When it rolled around Tuesday, Pastner, an assistant coach for the past season at Memphis after eight seasons at UA, learned he will follow head coach John Calipari to help rebuild Kentucky into a national power.

“I’m just very fortunate, very blessed,” Pastner said in a telephone interview from Memphis on Tuesday night. “(Calipari) is the boss man and I’m following him there. It’s exciting because that is probably the most storied program in college basketball.”

Calipari, who hired Pastner after the 2007-08 season from UA, will receive an eight-year, $31.65 million deal plus incentives at Kentucky, the university said, making him the highest-paid coach in college basketball. The school also will pay Memphis a $200,000 buyout.

For Pastner, who hopes to be a head coach one day, the news adds to a dream scenario of assistant coaching opportunities.

“I was so fortunate to be at Arizona, one of the great schools of all time,” said Pastner. “I was able to learn so much from Lute Olson, one of the great coaches of all time. Last year, I worked under Kevin O’Neill, who was able to work under Jeff Van Gundy, and then this year at Memphis, I was able to work with Cal (Calipari). The guy is the best coach in the game, period. NBA, college, anywhere, he is the best in the game.”

The 50-year-old Calipari had been rumored to be at or near the top of Arizona’s coaching wish list since Olson stepped down Oct. 24 after 25 years of building the program.

Calipari has a 445-140 record in 17 seasons, including a 137-14 mark over the past four years.

Pastner said he wouldn’t speak for Calipari about the UA coaching situation, but said Olson’s permanent successor will be a lucky man.

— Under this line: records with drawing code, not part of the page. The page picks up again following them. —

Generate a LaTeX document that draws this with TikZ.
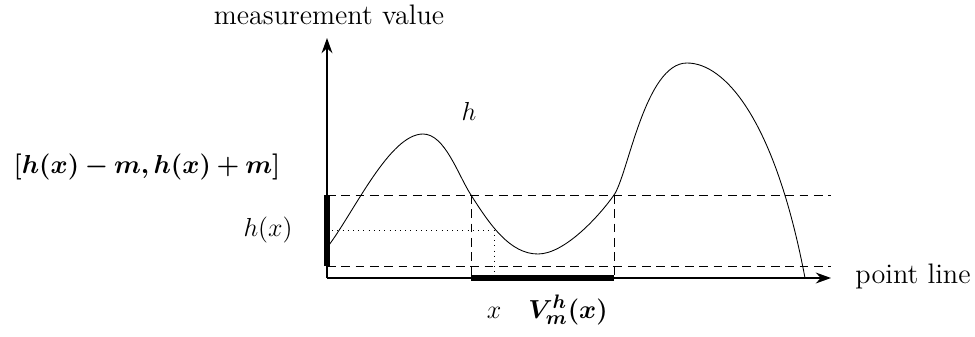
\documentclass[tikz,border=0pt]{standalone}
\usepackage{amsmath}
\usepackage{bm}
\usetikzlibrary{arrows.meta}
\begin{document}
\begin{tikzpicture}[x=0.4608pt,y=-0.4608pt,
  axisline/.style={thick,-{Stealth[length=7pt,width=5pt]}},
  guide/.style={dash pattern=on 4pt off 2.6pt},
  dotguide/.style={dotted},
  interval/.style={line width=2.4pt},
  lbl/.style={inner sep=0pt,font=\fontsize{13}{15.6}\selectfont}]
\useasboundingbox (0,0) rectangle (975,336);
\coordinate (O) at (327,278);
\coordinate (Ytip) at (327,38);
\coordinate (Xtip) at (831,278);
\coordinate (TL) at (327,195);
\coordinate (TR) at (831,195);
\coordinate (BL) at (327,266);
\coordinate (BR) at (831,266);
\coordinate (A) at (471,195);
\coordinate (Ab) at (471,278);
\coordinate (B) at (614,195);
\coordinate (Bb) at (614,278);
\coordinate (P) at (494,230);
\coordinate (Pl) at (327,230);
\coordinate (Pb) at (494,278);
\coordinate (C0) at (329,245);
\coordinate (C1) at (423,134);
\coordinate (C2) at (538,254);
\coordinate (C3) at (687,63);
\coordinate (C4) at (805,278);
% guides
\draw[guide] (TL) -- (TR);
\draw[guide] (BL) -- (BR);
\draw[guide] (A) -- (Ab);
\draw[guide] (B) -- (Bb);
\draw[dotguide] (Pl) -- (P) -- (Pb);
% axes
\draw[axisline] (O) -- (Ytip);
\draw[axisline] (O) -- (Xtip);
% intervals
\draw[interval] (Ab) -- (Bb);
\draw[interval] (TL) -- (BL);
% curve
\draw[thin] (C0) .. controls (355,210) and (390,134) .. (C1)
  .. controls (445,134) and (458,175) .. (A)
  .. controls (490,225) and (510,254) .. (C2)
  .. controls (565,254) and (600,215) .. (B)
  .. controls (628,175) and (645,63) .. (C3)
  .. controls (725,63) and (775,120) .. (C4);
% labels
\node[lbl,anchor=base] (ylab) at (329,24) {measurement value};
\node[lbl,anchor=base] (hlab) at (469,120) {$h$};
\node[lbl,anchor=base] (intlab) at (147,173) {$\bm{[h(x)-m,h(x)+m]}$};
\node[lbl,anchor=base east] (hxlab) at (293,236) {$h(x)$};
\node[lbl,anchor=base] (xlab) at (913,283) {point line};
\node[lbl,anchor=base] (xpt) at (494,318) {$x$};
\node[lbl,anchor=base] (vlab) at (568,318) {$\bm{V_m^h(x)}$};
\end{tikzpicture}
\end{document}
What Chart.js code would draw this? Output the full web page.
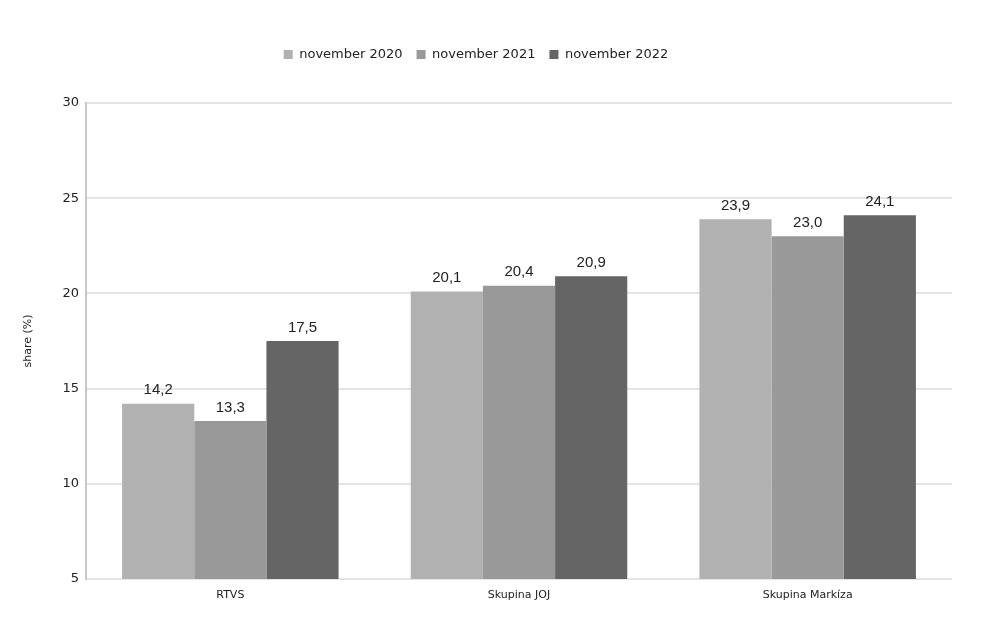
<!DOCTYPE html>
<html>
<head>
<meta charset="utf-8">
<script src="https://cdn.jsdelivr.net/npm/chart.js@4/dist/chart.umd.min.js"></script>
<style>
    html, body { margin: 0; padding: 0; background: #fff; }
    #wrap { width: 985px; height: 631px; }
</style>
</head>
<body>
<div id="wrap"><canvas id="chart"></canvas></div>
<script>
const CATEGORIES = [ 'RTVS', 'Skupina JOJ', 'Skupina Markíza' ]
const SERIES_NAMES = [ 'november 2020', 'november 2021', 'november 2022' ]
const NOV_2020 = [ 14.2, 20.1, 23.9 ]
const NOV_2021 = [ 13.3, 20.4, 23.0 ]
const NOV_2022 = [ 17.5, 20.9, 24.1 ]
const Y_TICKS = [ 5, 10, 15, 20, 25, 30 ]

const COLORS = [ '#b1b1b1', '#999999', '#656565' ]
const FONT = '"DejaVu Sans", Verdana, sans-serif'

//
// Value labels above each bar
//

const valueLabels = {
    id: 'valueLabels',
    afterDatasetsDraw (chart) {
        const ctx = chart.ctx
        ctx.save()
        ctx.font = '15px "Liberation Sans", Arial, sans-serif'
        ctx.fillStyle = '#222'
        ctx.textAlign = 'center'
        ctx.textBaseline = 'bottom'
        chart.data.datasets.forEach((ds, i) => {
            chart.getDatasetMeta(i).data.forEach((bar, j) => {
                const text = ds.data[j].toFixed(1).replace('.', ',')
                ctx.fillText(text, bar.x, bar.y - 6)
            })
        })
        ctx.restore()
    },
}

// leave some room between the legend and the plot
const legendGap = {
    id: 'legendGap',
    beforeInit (chart) {
        const legend = chart.legend
        if (!legend) return
        const fit = legend.fit
        legend.fit = function () {
            fit.call(this)
            this.height += 32
        }
    },
}

const series = [ NOV_2020, NOV_2021, NOV_2022 ]

new Chart(document.getElementById('chart'), {
    type: 'bar',
    data: {
        labels: CATEGORIES,
        datasets: series.map((data, i) => ({
            label: SERIES_NAMES[i],
            data: data,
            backgroundColor: COLORS[i],
            borderWidth: 0,
            categoryPercentage: 0.75,
            barPercentage: 1.0,
        })),
    },
    options: {
        responsive: true,
        maintainAspectRatio: false,
        animation: false,
        layout: { padding: { top: 34, right: 33, bottom: 12, left: 0 } },
        plugins: {
            tooltip: { enabled: false },
            legend: {
                display: true,
                position: 'top',
                labels: {
                    boxWidth: 9,
                    boxHeight: 9,
                    padding: 14,
                    color: '#222',
                    font: { family: FONT, size: 13 },
                },
            },
        },
        scales: {
            x: {
                grid: { display: false },
                border: { display: false },
                ticks: {
                    color: '#222',
                    padding: 2,
                    font: { family: FONT, size: 11 },
                },
                afterFit: (s) => { s.height = 40 },
            },
            y: {
                min: 5,
                max: 30,
                afterBuildTicks: (s) => { s.ticks = Y_TICKS.map((v) => ({ value: v })) },
                grid: { color: '#e4e4e4', lineWidth: 2, drawTicks: false },
                border: { display: true, color: '#c8c8c8', width: 2 },
                ticks: {
                    color: '#222',
                    padding: 7,
                    font: { family: FONT, size: 13 },
                },
                title: {
                    display: true,
                    text: 'share (%)',
                    color: '#222',
                    padding: { top: 22, bottom: 0 },
                    font: { family: FONT, size: 11 },
                },
                afterFit: (s) => { s.width = 86 },
            },
        },
    },
    plugins: [ valueLabels, legendGap ],
})
</script>
</body>
</html>
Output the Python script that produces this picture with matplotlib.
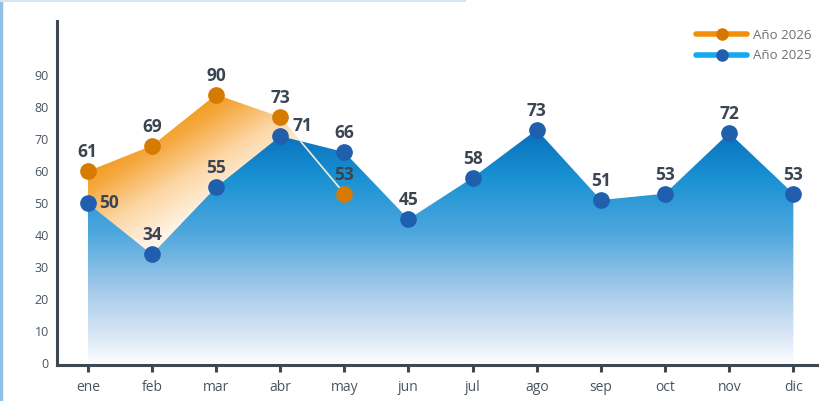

“I think any coach would be attracted to that job,” Pastner said. “No doubt UA is going to get a great coach. You’re always pulling for your alma mater and I was very blessed to be there for 12 years. I still call it home.”

Outgoing UA coach Russ Pennell, who served this past season as interim coach, said Tuesday that his coaching future and that of UA’s next coach would depend largely on how soon the Kentucky/Calipari deal was finalized.

“I think a lot of guys in coaching right now are waiting to see how everything trickles down (from Kentucky),” Pennell said. “Everyone is sitting there watching the Kentucky thing and seeing what happens from there.”

Pennell warned that Arizona basketball will have some rebuilding to do over the next several years, primarily in the recruiting circles, where Calipari has excelled for years.

“If they could have got John Calipari,” Pennell joked, “they probably could have got two good ones (players), but that’s another story.”

The Kentucky job opened up last week when the school fired Billy Gillispie after two disappointing seasons.

Hoping to make a big splash after Gillispie’s tenure, Kentucky reportedly went deep into its pockets to land one of the nation’s most high-profile coaches.

Calipari’s deal would eclipse the $3.5 million average salary of Florida’s Billy Donovan and dwarf those of Calipari’s predecessors Rick Pitino, Tubby Smith and Gillispie.

Pastner avoided the monetary details of his move to Kentucky.

“I don’t ever worry about the money thing because I don’t let money control me,” Pastner said. “Live in the moment and live in the day. . . . Money comes and goes.”

Pitino, the coach at rival Louisville, never made more than $2 million a season during his successful eight-year run at Kentucky.

Smith’s compensation neared $2.1 million at the end of his decade with the program and Gillispie received a base salary of $2.3 million, with $750,000 available in incentives.

Calipari already was one of the highest-paid coaches in the country, signing an extension with Memphis last year that paid him $2.35 million annually.

Memphis had promised to match whatever Kentucky offered, but the Wildcats have one thing Memphis doesn’t: the opportunity to coach in a top-flight conference at college basketball’s winningest program.

The Associated Press contributed to this article.